Task details: Wherever a line below holds the word "with", copy that line.

Provided entries:
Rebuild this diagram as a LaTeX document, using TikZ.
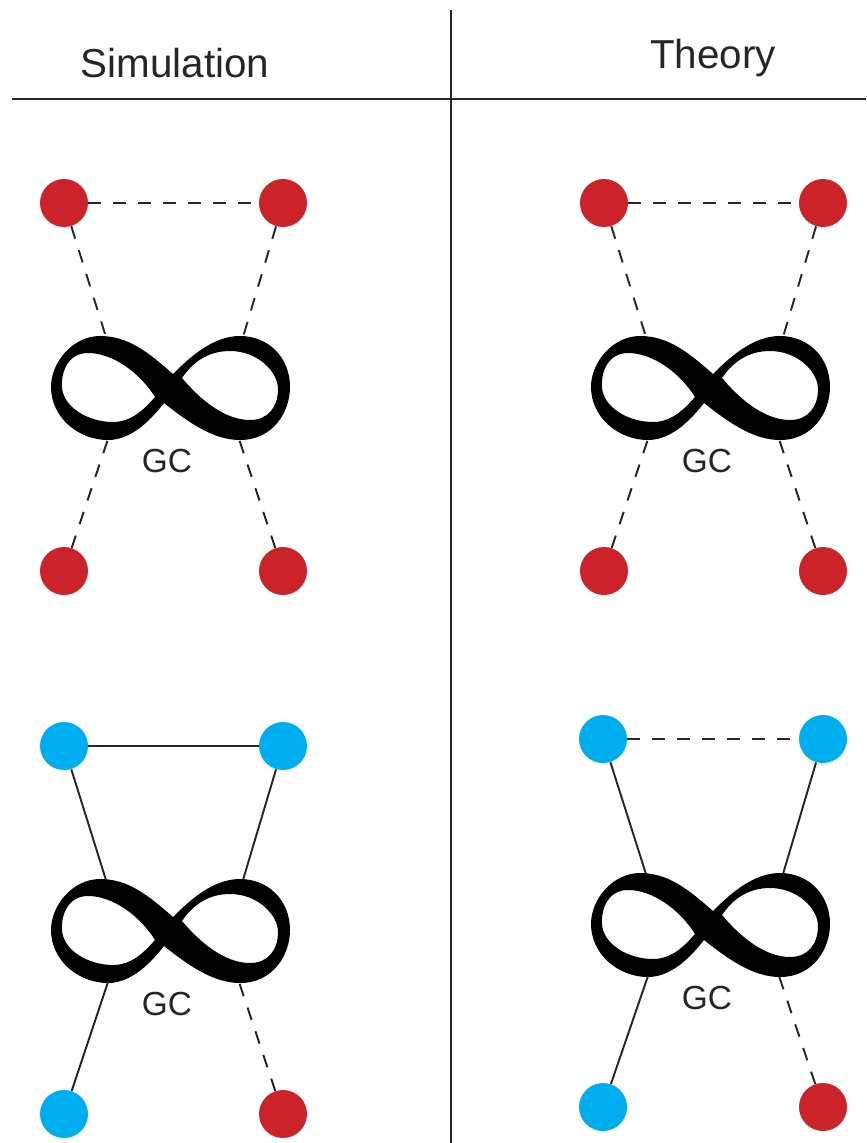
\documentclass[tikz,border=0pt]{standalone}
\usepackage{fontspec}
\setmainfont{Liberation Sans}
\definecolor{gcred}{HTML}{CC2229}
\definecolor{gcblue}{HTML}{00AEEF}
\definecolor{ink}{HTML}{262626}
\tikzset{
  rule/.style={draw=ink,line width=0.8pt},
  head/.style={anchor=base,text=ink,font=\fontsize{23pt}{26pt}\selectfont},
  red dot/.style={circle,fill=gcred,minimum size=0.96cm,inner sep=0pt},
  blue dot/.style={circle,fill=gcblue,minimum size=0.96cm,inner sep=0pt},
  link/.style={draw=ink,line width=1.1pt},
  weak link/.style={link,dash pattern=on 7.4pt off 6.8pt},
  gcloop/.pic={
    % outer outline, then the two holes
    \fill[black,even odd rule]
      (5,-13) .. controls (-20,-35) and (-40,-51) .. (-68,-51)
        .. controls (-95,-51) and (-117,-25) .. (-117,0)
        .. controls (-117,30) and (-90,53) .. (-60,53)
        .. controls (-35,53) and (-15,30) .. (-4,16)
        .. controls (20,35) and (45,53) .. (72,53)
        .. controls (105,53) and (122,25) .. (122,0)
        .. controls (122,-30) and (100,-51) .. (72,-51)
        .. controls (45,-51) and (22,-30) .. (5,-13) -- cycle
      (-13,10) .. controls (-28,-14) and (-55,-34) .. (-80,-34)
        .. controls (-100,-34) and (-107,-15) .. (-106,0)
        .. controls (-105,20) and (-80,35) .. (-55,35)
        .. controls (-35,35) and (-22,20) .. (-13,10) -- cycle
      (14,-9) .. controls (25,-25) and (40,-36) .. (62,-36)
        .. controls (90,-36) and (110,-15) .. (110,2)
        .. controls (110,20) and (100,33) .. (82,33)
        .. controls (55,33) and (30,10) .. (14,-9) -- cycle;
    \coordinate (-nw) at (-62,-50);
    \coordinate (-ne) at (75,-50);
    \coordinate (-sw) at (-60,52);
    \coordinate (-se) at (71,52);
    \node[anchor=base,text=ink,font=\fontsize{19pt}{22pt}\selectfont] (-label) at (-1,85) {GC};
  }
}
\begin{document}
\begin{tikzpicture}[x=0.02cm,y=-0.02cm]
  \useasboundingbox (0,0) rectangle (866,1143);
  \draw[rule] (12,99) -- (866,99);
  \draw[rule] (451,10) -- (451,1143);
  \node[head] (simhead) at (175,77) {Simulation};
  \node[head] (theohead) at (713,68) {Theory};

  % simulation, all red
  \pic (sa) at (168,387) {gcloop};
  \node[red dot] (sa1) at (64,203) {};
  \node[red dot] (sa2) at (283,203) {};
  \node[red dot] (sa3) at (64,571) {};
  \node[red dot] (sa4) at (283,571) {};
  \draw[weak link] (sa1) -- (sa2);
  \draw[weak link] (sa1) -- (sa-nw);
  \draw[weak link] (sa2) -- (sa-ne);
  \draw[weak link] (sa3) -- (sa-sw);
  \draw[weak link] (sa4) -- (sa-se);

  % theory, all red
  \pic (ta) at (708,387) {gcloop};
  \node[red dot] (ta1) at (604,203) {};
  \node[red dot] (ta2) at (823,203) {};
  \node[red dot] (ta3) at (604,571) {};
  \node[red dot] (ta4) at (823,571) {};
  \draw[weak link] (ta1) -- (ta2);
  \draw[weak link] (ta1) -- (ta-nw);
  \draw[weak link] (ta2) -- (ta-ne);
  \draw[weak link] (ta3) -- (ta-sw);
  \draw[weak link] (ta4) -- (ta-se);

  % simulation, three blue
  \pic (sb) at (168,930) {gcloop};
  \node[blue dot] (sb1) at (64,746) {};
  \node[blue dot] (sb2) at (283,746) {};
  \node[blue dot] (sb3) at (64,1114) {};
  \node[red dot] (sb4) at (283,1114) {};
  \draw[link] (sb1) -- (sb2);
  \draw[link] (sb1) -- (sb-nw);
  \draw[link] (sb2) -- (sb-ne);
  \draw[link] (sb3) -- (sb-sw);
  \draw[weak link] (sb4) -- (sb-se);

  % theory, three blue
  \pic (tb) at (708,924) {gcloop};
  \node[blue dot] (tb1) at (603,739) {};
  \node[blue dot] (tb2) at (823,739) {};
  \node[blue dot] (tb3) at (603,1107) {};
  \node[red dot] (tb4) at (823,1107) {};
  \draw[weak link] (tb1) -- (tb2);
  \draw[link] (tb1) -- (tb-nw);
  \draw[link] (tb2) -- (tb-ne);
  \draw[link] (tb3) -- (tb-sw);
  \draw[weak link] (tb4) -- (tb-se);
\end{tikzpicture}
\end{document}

==

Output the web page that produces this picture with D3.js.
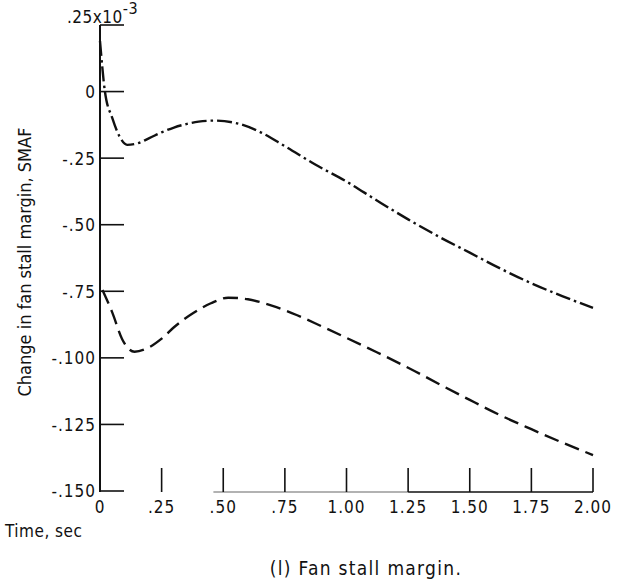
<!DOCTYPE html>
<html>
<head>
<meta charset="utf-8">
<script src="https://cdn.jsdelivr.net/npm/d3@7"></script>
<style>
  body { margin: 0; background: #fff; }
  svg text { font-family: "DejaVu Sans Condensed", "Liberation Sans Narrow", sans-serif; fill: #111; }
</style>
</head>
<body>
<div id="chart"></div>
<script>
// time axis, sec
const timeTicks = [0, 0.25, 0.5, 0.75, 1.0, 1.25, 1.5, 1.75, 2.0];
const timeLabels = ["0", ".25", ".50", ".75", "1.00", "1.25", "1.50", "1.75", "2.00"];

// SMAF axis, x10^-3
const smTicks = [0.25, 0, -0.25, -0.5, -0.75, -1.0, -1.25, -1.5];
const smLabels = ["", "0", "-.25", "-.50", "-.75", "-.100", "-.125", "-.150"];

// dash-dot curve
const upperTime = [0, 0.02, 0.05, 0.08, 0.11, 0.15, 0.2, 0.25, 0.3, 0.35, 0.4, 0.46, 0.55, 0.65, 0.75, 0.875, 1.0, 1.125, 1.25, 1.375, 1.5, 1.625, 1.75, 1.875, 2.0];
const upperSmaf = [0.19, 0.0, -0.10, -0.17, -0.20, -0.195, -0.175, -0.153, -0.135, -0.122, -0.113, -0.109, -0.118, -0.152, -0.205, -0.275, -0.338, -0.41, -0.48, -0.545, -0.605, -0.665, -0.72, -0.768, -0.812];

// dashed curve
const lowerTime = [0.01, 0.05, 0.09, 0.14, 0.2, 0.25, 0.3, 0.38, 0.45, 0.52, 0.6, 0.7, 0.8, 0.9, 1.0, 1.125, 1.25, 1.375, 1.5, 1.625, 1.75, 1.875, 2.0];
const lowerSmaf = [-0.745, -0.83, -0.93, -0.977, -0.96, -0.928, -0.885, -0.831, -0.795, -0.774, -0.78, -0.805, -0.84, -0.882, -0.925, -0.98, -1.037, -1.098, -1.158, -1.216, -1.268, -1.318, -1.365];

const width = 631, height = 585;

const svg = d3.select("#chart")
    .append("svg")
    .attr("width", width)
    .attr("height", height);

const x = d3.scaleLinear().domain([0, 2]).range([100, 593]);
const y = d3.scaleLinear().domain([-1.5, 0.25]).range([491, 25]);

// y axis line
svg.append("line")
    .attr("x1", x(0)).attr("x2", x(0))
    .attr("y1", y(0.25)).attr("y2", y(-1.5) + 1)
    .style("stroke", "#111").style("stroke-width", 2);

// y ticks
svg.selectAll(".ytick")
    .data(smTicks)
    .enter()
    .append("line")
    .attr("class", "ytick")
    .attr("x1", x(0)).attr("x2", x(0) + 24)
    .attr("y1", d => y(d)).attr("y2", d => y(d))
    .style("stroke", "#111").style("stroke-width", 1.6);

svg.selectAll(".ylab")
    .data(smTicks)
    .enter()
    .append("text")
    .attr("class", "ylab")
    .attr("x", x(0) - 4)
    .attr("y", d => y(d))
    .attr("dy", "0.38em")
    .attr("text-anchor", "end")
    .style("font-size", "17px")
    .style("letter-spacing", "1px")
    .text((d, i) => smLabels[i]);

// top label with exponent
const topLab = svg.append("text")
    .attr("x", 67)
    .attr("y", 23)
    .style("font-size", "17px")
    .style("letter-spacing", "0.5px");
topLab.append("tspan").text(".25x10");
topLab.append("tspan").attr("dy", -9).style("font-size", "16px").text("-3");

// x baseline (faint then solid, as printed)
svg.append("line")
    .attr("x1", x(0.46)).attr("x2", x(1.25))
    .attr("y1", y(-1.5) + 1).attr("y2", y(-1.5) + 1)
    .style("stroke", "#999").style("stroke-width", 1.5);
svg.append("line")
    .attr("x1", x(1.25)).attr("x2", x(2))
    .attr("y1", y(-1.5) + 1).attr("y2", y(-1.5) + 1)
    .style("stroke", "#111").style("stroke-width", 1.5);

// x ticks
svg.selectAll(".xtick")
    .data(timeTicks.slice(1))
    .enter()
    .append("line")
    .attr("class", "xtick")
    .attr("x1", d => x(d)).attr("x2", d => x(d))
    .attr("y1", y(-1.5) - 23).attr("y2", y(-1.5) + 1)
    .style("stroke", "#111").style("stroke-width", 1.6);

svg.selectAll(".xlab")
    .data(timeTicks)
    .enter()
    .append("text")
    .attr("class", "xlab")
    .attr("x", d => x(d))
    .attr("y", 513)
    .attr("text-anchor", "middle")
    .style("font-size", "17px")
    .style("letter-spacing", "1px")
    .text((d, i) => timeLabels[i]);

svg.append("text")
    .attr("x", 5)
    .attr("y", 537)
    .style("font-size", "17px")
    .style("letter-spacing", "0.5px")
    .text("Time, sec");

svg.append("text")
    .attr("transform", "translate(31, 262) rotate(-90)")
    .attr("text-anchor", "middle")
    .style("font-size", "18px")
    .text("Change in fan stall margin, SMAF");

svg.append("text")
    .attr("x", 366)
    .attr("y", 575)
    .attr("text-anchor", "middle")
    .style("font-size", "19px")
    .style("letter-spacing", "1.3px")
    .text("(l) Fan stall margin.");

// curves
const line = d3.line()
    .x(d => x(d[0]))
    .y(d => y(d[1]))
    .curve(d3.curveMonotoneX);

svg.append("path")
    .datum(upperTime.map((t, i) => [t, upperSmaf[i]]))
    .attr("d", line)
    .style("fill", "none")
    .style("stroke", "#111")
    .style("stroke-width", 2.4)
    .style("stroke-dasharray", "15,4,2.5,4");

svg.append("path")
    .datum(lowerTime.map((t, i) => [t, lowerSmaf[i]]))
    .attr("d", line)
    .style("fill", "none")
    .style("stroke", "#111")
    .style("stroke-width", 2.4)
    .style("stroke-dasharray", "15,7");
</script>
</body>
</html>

Task result:
Output the web page that produces this picture with D3.js.
// top label with exponent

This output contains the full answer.